3ª. gafe: pior foi o caso ocorrido com o Emb. Manoel Pio Corrêa, conforme ele mesmo conta no seu interessante livro de memórias. Quando jovem, ele participara de um curso nos Estados Unidos, proporcionado pelo Governo norte-americano a jovens diplomatas de vários países latino-americanos. Travou, durante o curso, amizade muito estreita com um colega oriundo de uma nação da América espanhola. Os dois tinham quase tudo em comum: a mesma idade, a mesma profissão, as mesmas ambições, os mesmos gostos. Ficaram, realmente, grandes amigos. Mas, ao término do curso, separaram-se e depois de algum tempo perderam completamente o contato. Trinta anos depois, já em fim de carreira, o brasileiro foi nomeado embaixador junto a um governo X. Ao assumir o novo posto, consultou, como de hábito, a lista do corpo diplomático acreditado no local, e teve a alegria de nela encontrar o nome do antigo amigo, agora embaixador do seu país. Ambos tinham seguido carreiras paralelas.

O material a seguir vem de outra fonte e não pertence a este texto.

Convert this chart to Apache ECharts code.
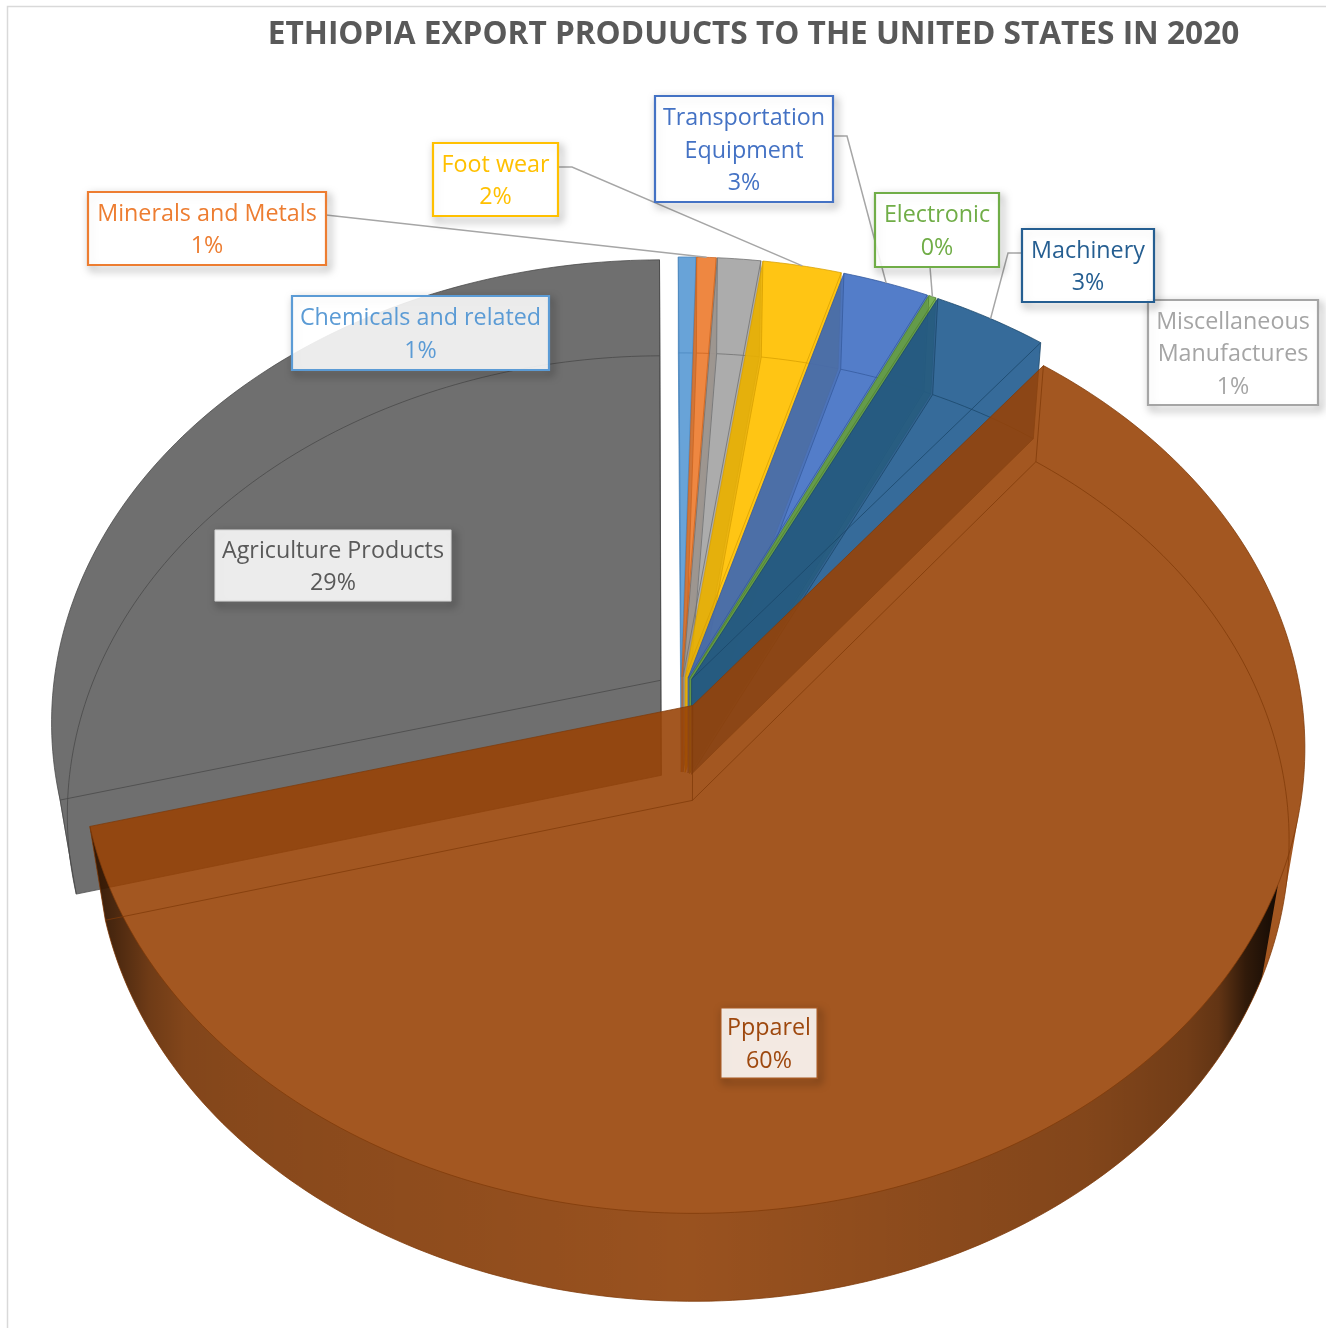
<!DOCTYPE html>
<html>
<head>
<meta charset="utf-8">
<style>html,body{margin:0;padding:0;background:#fff}#chart{width:1326px;height:1328px}</style>
<script src="https://cdn.jsdelivr.net/npm/echarts@6/dist/echarts.min.js"></script>
</head>
<body>
<div id="chart"></div>
<script>
// Export shares in percent, clockwise from twelve o'clock.
const categories = ['Chemicals and related', 'Minerals and Metals', 'Miscellaneous\nManufactures', 'Foot wear',
  'Transportation\nEquipment', 'Electronic', 'Machinery', 'Ppparel', 'Agriculture Products'];
const shares = [0.51, 0.56, 1.25, 2.28, 2.51, 0.22, 3.34, 60.3, 29.03];
const chartTitle = 'ETHIOPIA EXPORT PRODUUCTS TO THE UNITED STATES IN 2020';

// Slice appearance, same order as the categories.
const sliceColors = ['#5B9BD5', '#ED7D31', '#A5A5A5', '#FFC000', '#4472C4', '#70AD47', '#255E91', '#974105', '#636363'];
const sliceAlpha = [.92, .92, .92, .92, .92, .92, .92, .888, .92];
const edgeColors = ['#4a86bd', '#c9631f', '#6e6e6e', '#d79f00', '#34599c', '#4f8030', '#1a4668', '#7f3a08', '#474747'];
const slicePull = [.033, .033, .033, .033, .033, .033, .033, .035, .042];
const drawRank = [1, 2, 3, 4, 5, 6, 7, 20, 0];

// Callout boxes [left, top, right, bottom] and leader bends, same order as the categories.
const boxes = [[292, 296, 549, 370], [88, 192, 326, 265], [1148, 300, 1318, 405], [433, 143, 558, 216],
  [655, 96, 833, 202], [875, 193, 999, 267], [1022, 229, 1154, 302], [721, 1008, 817, 1078], [215, 530, 451, 601]];
const leaderStarts = [null, [[326, 215]], null, [[558, 167], [572, 167]], [[833, 136], [847, 136]],
  [[930, 267]], [[1022, 253], [1008, 253]], null, null];
const boxFrames = ['#5B9BD5', '#ED7D31', '#A5A5A5', '#FFC000', '#4472C4', '#70AD47', '#255E91', '#a35621', '#d4d4d4'];
const shadowFrames = ['#5B9BD5', '#ED7D31', '#A5A5A5', '#FFC000', '#4472C4', '#70AD47', '#255E91', '#a35621', '#707070'];

// Perspective discs for the upper and lower faces of the pie.
const upper = { cx: 681, cy: 692, R: 608, S: 460, p: .0893 };
const lower = { cx: 681, cy: 787, R: 593, S: 456.6, p: .0838 };
const START_DEG = -0.3;
const RIM_FROM_DEG = 112;

const total = shares.reduce((a, b) => a + b, 0);
const spans = [];
shares.reduce((from, v) => {
  const to = from + v / total * 360;
  spans.push([from, to]);
  return to;
}, START_DEG);

const rad = d => d * Math.PI / 180;

function project(disc, deg, i, radius) {
  const mid = rad((spans[i][0] + spans[i][1]) / 2);
  const u = radius * Math.sin(rad(deg)) + slicePull[i] * Math.sin(mid);
  const v = -radius * Math.cos(rad(deg)) - slicePull[i] * Math.cos(mid);
  const w = 1 - disc.p * v;
  return [disc.cx + disc.R * u / w, disc.cy + disc.S * v / w];
}

function arc(disc, i, from, to) {
  const pts = [];
  const n = Math.max(2, Math.ceil(Math.abs(to - from)));
  for (let k = 0; k <= n; k++) pts.push(project(disc, from + (to - from) * k / n, i, 1));
  return pts;
}

// One sub-path with fixed winding, so a compound fill never leaves holes.
function subPath(pts) {
  let area = 0;
  pts.forEach((p, k) => {
    const q = pts[(k + 1) % pts.length];
    area += p[0] * q[1] - q[0] * p[1];
  });
  const list = area < 0 ? pts.slice().reverse() : pts;
  return 'M' + list.map(p => p[0].toFixed(2) + ' ' + p[1].toFixed(2)).join('L') + 'Z';
}

function strip(a, b) {
  let d = '';
  for (let k = 0; k < a.length - 1; k++) d += subPath([a[k], a[k + 1], b[k + 1], b[k]]);
  return d;
}

const rimShade = new echarts.graphic.LinearGradient(0, 0, 1, 0, [
  { offset: 0, color: 'rgba(0,0,0,.68)' }, { offset: .02, color: 'rgba(0,0,0,.55)' },
  { offset: .05, color: 'rgba(0,0,0,.32)' }, { offset: .08, color: 'rgba(0,0,0,.2)' },
  { offset: .135, color: 'rgba(0,0,0,.17)' }, { offset: .5, color: 'rgba(0,0,0,.06)' },
  { offset: .755, color: 'rgba(0,0,0,.17)' }, { offset: .84, color: 'rgba(0,0,0,.2)' },
  { offset: .923, color: 'rgba(0,0,0,.3)' }, { offset: .95, color: 'rgba(0,0,0,.4)' },
  { offset: .973, color: 'rgba(0,0,0,.7)' }, { offset: 1, color: 'rgba(0,0,0,.88)' }
]);

function renderSlice(params) {
  const i = params.dataIndex;
  const [from, to] = spans[i];
  const z2 = drawRank[i];
  const aT = project(upper, 0, i, 0), aB = project(lower, 0, i, 0);
  const tArc = arc(upper, i, from, to), bArc = arc(lower, i, from, to);
  const tailT = tArc[tArc.length - 1], tailB = bArc[bArc.length - 1];
  const startWall = [aT, tArc[0], bArc[0], aB];
  const endWall = [aT, tailT, tailB, aB];
  const body = subPath([aT].concat(tArc)) + subPath([aB].concat(bArc)) +
    subPath(startWall) + subPath(endWall) + strip(tArc, bArc);

  const children = [{
    type: 'path', z2, shape: { pathData: body },
    style: { fill: sliceColors[i], opacity: sliceAlpha[i] }
  }];

  // Near rim of the large slice, shaded towards both ends.
  if (to - from > 180) {
    const rimT = arc(upper, i, RIM_FROM_DEG, to), rimB = arc(lower, i, RIM_FROM_DEG, to);
    children.push({ type: 'path', z2, shape: { pathData: strip(rimT, rimB) }, style: { fill: rimShade } });
  }
  // Side wall of the narrow slices reads a little darker through the glass.
  if (to - from < 30) {
    children.push({ type: 'polygon', z2, shape: { points: startWall }, style: { fill: 'rgba(0,0,0,.08)' } });
  }
  const line = { fill: null, stroke: edgeColors[i], lineWidth: 1, opacity: .75 };
  [[aT].concat(tArc, [aT]), [aB].concat(bArc, [aB]), [tArc[0], bArc[0]], [tailT, tailB], [aT, aB]].forEach(points => {
    children.push({ type: 'polyline', z2, shape: { points }, style: line });
  });
  return { type: 'group', children };
}

function renderCallout(params) {
  const i = params.dataIndex;
  const [x0, y0, x1, y1] = boxes[i];
  const plain = i >= 7;
  const share = Math.round(shares[i] / total * 100);
  const frame = { x: x0, y: y0, width: x1 - x0, height: y1 - y0 };
  const children = [];
  if (leaderStarts[i]) {
    const mid = (spans[i][0] + spans[i][1]) / 2;
    children.push({
      type: 'polyline', z2: 30,
      shape: { points: leaderStarts[i].concat([project(upper, mid, i, 1)]) },
      style: { fill: null, stroke: '#a6a6a6', lineWidth: 1.5 }
    });
  }
  // The drop shadow hangs off a stroke so it stays out of the translucent panel.
  children.push({
    type: 'rect', z2: 40 + i * 3, shape: frame,
    style: {
      fill: null, stroke: shadowFrames[i], lineWidth: 2,
      shadowBlur: 8, shadowOffsetX: 3, shadowOffsetY: 4, shadowColor: 'rgba(0,0,0,.6)'
    }
  });
  children.push({
    type: 'rect', z2: 41 + i * 3, shape: frame,
    style: { fill: 'rgba(255,255,255,.87)' }
  });
  children.push({
    type: 'rect', z2: 42 + i * 3, shape: frame,
    style: { fill: null, stroke: boxFrames[i], lineWidth: plain ? 1 : 2.2 }
  });
  children.push({
    type: 'text', z2: 80 + i,
    style: {
      text: categories[i] + '\n' + share + '%',
      x: (x0 + x1) / 2, y: (y0 + y1) / 2 + 2,
      align: 'center', verticalAlign: 'middle',
      fill: i === 7 ? '#9E480E' : (i === 8 ? '#595959' : sliceColors[i]),
      fontFamily: '"Open Sans"', fontSize: 23.3, lineHeight: 32.6
    }
  });
  return { type: 'group', children };
}

const rows = categories.map((name, k) => [name, shares[k]]);
const chart = echarts.init(document.getElementById('chart'));
chart.setOption({
  animation: false,
  backgroundColor: '#fff',
  title: {
    text: chartTitle, left: 748.5, top: 14, textAlign: 'center',
    textStyle: { fontFamily: '"Open Sans"', fontWeight: 'bold', fontSize: 31.6, color: '#595959' }
  },
  graphic: [{
    type: 'rect', shape: { x: 7.5, y: 6.5, width: 1340, height: 1340 },
    style: { fill: null, stroke: '#d9d9d9', lineWidth: 1.5 }
  }],
  series: [
    { type: 'custom', coordinateSystem: 'none', silent: true, data: rows, renderItem: renderSlice, z: 2 },
    { type: 'custom', coordinateSystem: 'none', silent: true, data: rows, renderItem: renderCallout, z: 3 }
  ]
});
</script>
</body>
</html>
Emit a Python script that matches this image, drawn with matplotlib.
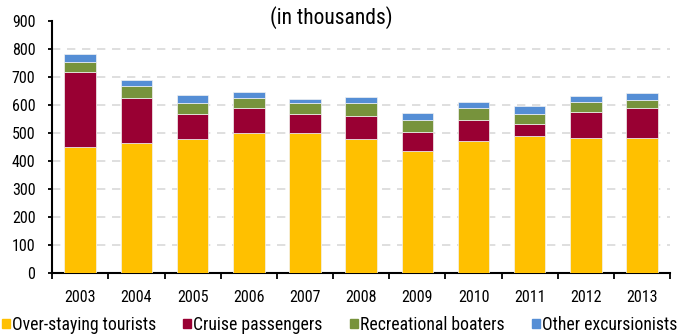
import numpy as np
import matplotlib
matplotlib.use("Agg")
import matplotlib.pyplot as plt
from matplotlib.patches import Patch

plt.rcParams['font.family'] = ['Roboto Condensed', 'DejaVu Sans']

years = ["2003", "2004", "2005", "2006", "2007", "2008",
         "2009", "2010", "2011", "2012", "2013"]
over_staying = [449, 463, 477, 499, 499, 477, 435, 470, 490, 484, 484]
cruise       = [269, 163,  92,  91,  70,  84,  69,  77,  43,  92, 106]
recreational = [ 36,  42,  37,  36,  37,  45,  43,  43,  36,  35,  28]
other_exc    = [ 28,  22,  28,  21,  14,  21,  23,  21,  28,  22,  23]

series = [
    ("Over-staying tourists", over_staying, "#FFC000"),
    ("Cruise passengers",     cruise,       "#990033"),
    ("Recreational boaters",  recreational, "#77933C"),
    ("Other excursionists",   other_exc,    "#558ED5"),
]

fig = plt.figure(figsize=(6.77, 3.35), dpi=100)
ax = fig.add_axes([0.077, 0.184, 0.913, 0.754])

x = np.arange(len(years))
bottom = np.zeros(len(years))
for name, vals, col in series:
    vals = np.array(vals, dtype=float)
    ax.bar(x, vals, 0.56, bottom=bottom, color=col, edgecolor="#F2F2F2",
           linewidth=0.5, zorder=3, label=name)
    bottom += vals

ax.set_xlim(-0.5, len(years) - 0.5)
ax.set_ylim(0, 900)
ax.set_yticks(np.arange(0, 901, 100))
ax.set_xticks(x)
ax.set_xticklabels(years, fontsize=11.5)
ax.set_xticks(np.arange(-0.5, len(years), 1.0), minor=True)
ax.tick_params(axis="x", which="major", length=0, pad=12)
ax.tick_params(axis="x", which="minor", length=4, width=1.3, direction="out")
ax.tick_params(axis="y", length=3, width=1.3, pad=9, labelsize=11.5)

for v in range(100, 900, 100):
    ax.axhline(v, color="#D9D9D9", lw=1.2, ls=(0, (5, 4)), zorder=1)

for sp in ["top", "right"]:
    ax.spines[sp].set_visible(False)
for sp in ["left", "bottom"]:
    ax.spines[sp].set_linewidth(1.5)

fig.text(0.49, 0.949, "(in thousands)", ha="center", va="center", fontsize=15.5)

handles = [Patch(color=c, label=n) for n, _, c in series]
fig.legend(handles=handles, loc="lower center", bbox_to_anchor=(0.5015, -0.012),
           ncol=4, frameon=False, fontsize=12.7, handlelength=0.45,
           handleheight=0.45, handletextpad=0.12, columnspacing=1.55,
           borderaxespad=0.1, borderpad=0.2)

fig.savefig("out.png", dpi=100)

Na mesma hora, telefonou-lhe e imediatamente, como num passe de mágica, se reconstituiu a velha amizade. Sentiram-se, desde o primeiro momento, com a mesma intimidade de trinta anos antes. Emocionados, os dois combinaram um encontro, que se realizou logo depois na residência do hispano-americano. Grandes abraços, grande confraternização, recordação de fatos de há muito tempo sepultados na memória... De repente, entre outras lembranças do tempo de rapazes, ocorreu ao brasileiro perguntar: - “Ainda te lembras de uma porto-riquenha dentuça e horrorosa que queria a todo custo casar contigo?” Mas..., antes que qualquer resposta fosse dada, abriu-se a porta do salão e entrou, sorridente e comprazida, a embaixatriz. Era precisamente a porto-riquenha dentuça e horrorosa.
Já contei esse caso a muita gente. Até o contei em um livro de crônicas, que intitulei “A porto-riquenha dentuça e horrorosa”. Mas nunca encontrei ninguém que soubesse me sugerir uma saída para essa “saia justa” em que se meteu o nosso embaixador. Eu ainda estou procurando.